Routine environmental monitoring around the SRB Technologies property in Pembroke, Ontario, in 2004-05, found tritium in groundwater at concentrations above the federal/provincial drinking water limit of 7,000 Bq/L. An investigation was ordered to determine the source of these levels, and suggest strategies for source control. Point source leaks were suspected.

The investigation was undertaken by EcoMetrix from December 2005 to October 2007. The scope included gathering data on tritium levels in air, soil water, groundwater and nearby surface water, determining local groundwater uses and associated risks, identifying the tritium source as a basis for source control, predicting future transport of tritium in groundwater and estimating timeframes for improvement of groundwater quality.

Tritium in air was monitored using passive samplers, and modelled from annual emissions using the IMPACT code (CSA N288.1 model). Soil water from boreholes was analyzed for tritium, and concentrations were predicted from modelled air concentrations. Groundwater from 37 monitoring wells was analyzed for tritium, and concentrations were predicted from modelled historical air and soil water concentrations, allowing for decay during vertical transport to the well screen.

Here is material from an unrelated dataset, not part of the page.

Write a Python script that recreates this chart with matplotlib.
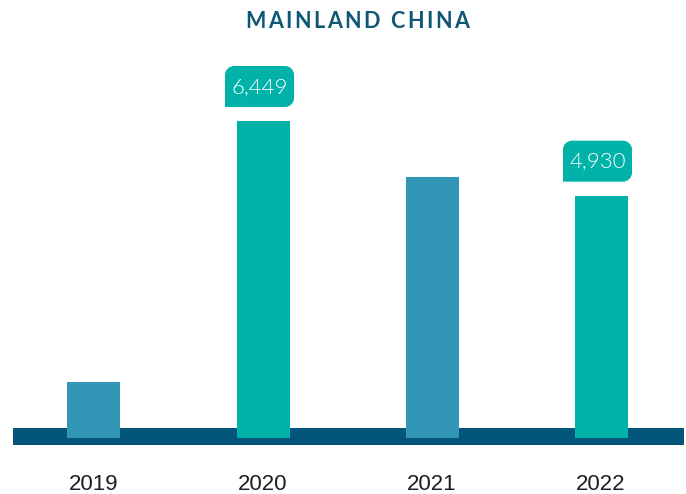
import matplotlib
matplotlib.use("Agg")
import matplotlib.pyplot as plt
from matplotlib.path import Path
from matplotlib.patches import PathPatch
from matplotlib.transforms import Affine2D
from matplotlib.font_manager import FontProperties

# ---- data ----
title = "MAINLAND CHINA"
years = ["2019", "2020", "2021", "2022"]
values = [1140, 6449, 5310, 4930]
labels = ["", "6,449", "", "4,930"]

# ---- style ----
BLUE = "#3296B6"
TEAL = "#00B2A8"
BAND = "#03557A"
TITLE_C = "#0E5876"
bar_colors = [BLUE, TEAL, BLUE, TEAL]

W, H, DPI = 686, 494, 100
fig = plt.figure(figsize=(W / DPI, H / DPI), dpi=DPI)
ax = fig.add_axes([0, 0, 1, 1])
ax.set_axis_off()

# pixel geometry (scale)
x0_px, step_px = 94.0, 169.0
base_px = 494 - 438  # value 0 at 56 px from bottom
per_px = 6449 / 317.0
ax.set_xlim(-x0_px / step_px, (W - x0_px) / step_px)
ax.set_ylim(-base_px * per_px, (H - base_px) * per_px)

xs = list(range(len(years)))
# baseline band
ax.axhspan(-7 * per_px, 10 * per_px, xmin=13 / W, xmax=684 / W, color=BAND, zorder=1, lw=0)
ax.bar(xs, values, width=53 / step_px, color=bar_colors, zorder=2, linewidth=0)

# year labels
for x, y in zip(xs, years):
    ax.annotate(y, (x, 0), xytext=(0, -46), textcoords="offset pixels",
                ha="center", va="center", fontsize=16, color="#1E1E1E",
                family=["Liberation Sans Narrow", "Liberation Sans", "DejaVu Sans"])

# callout boxes
def callout_path(l, r, b, t, rad):
    k = 0.5523
    verts = [
        (l, b), (r - rad, b),
        (r - rad + rad * k, b), (r, b + rad - rad * k), (r, b + rad),
        (r, t - rad),
        (r, t - rad + rad * k), (r - rad + rad * k, t), (r - rad, t),
        (l + rad, t),
        (l + rad - rad * k, t), (l, t - rad + rad * k), (l, t - rad),
        (l, b), (l, b),
    ]
    codes = [Path.MOVETO, Path.LINETO,
             Path.CURVE4, Path.CURVE4, Path.CURVE4,
             Path.LINETO,
             Path.CURVE4, Path.CURVE4, Path.CURVE4,
             Path.LINETO,
             Path.CURVE4, Path.CURVE4, Path.CURVE4,
             Path.LINETO, Path.CLOSEPOLY]
    return Path(verts, codes)

fig.canvas.draw()
for x, v, lab, c in zip(xs, values, labels, bar_colors):
    if not lab:
        continue
    px, py = ax.transData.transform((x, v))
    p = callout_path(-38, 31, 14, 55, 9)
    patch = PathPatch(p, transform=Affine2D().translate(px, py), facecolor=c,
                      edgecolor="none", zorder=3, clip_on=False)
    ax.add_artist(patch)
    ax.annotate(lab, (x, v), xytext=(-3.5, 34), textcoords="offset pixels",
                ha="center", va="center", fontsize=16, color="white",
                family=["Lato", "DejaVu Sans"], fontweight=300, zorder=5)

# title with letter spacing
fp = FontProperties(family=["Lato", "DejaVu Sans"], weight="bold", size=15.5)
renderer = fig.canvas.get_renderer()
widths = []
for ch in title:
    t = fig.text(0, 0, ch, fontproperties=fp)
    bb = t.get_window_extent(renderer)
    widths.append(bb.width if ch != " " else 5.0)
    t.remove()
spacing = 2.5
total = sum(widths) + spacing * (len(title) - 1)
cx = 357
xpos = cx - total / 2
for ch, w in zip(title, widths):
    fig.text(xpos / W, (H - 21) / H, ch, fontproperties=fp, color=TITLE_C,
             ha="left", va="center")
    xpos += w + spacing

fig.savefig("out.png", dpi=DPI)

It was found that one-third of monitoring wells, mostly within the property boundary, had tritium in groundwater in excess of 7,000 Bq/L. The maximum tritium in groundwater was 50,000 Bq/L. Two water supply wells were hydraulically down-gradient of the stacks. One well at an office building (1,500 Bq/L) was used for drinking, and the other (5,000 Bq/L) was used for truck washing. The nearest residential supply well (450 m north-west) had tritium at 1,400 Bq/L, equivalent to approximately 2% of the public dose limit.

Tritium emissions to air peaked in the year 2000 (1.7E6 GBq/a) (well within licence limits) and have been declining since that time. Tritium in shallow soil water in 2007 was predictable from modelled tritium in air based on 2006 emissions, suggesting a time lag of about one year between air and shallow soil moisture. Tritium in groundwater was consistent with modelled concentrations based on previous years' emissions to air, with a depth-dependent time lag.

Since the tritium in groundwater issue seemed to be related to licensed emissions to air, the control strategy focused on reducing emissions to air. A new emission limit of 67,200 GBq/a was established, as a level that would produce soil water concentrations well below the drinking water limit at the facility boundary. Some deeper groundwater concentrations on site, produced by historical emissions, will continue to exceed the limit for decades. Tritium concentrations in groundwater are expected to be well below the drinking water limit prior to discharge at the nearest surface water body.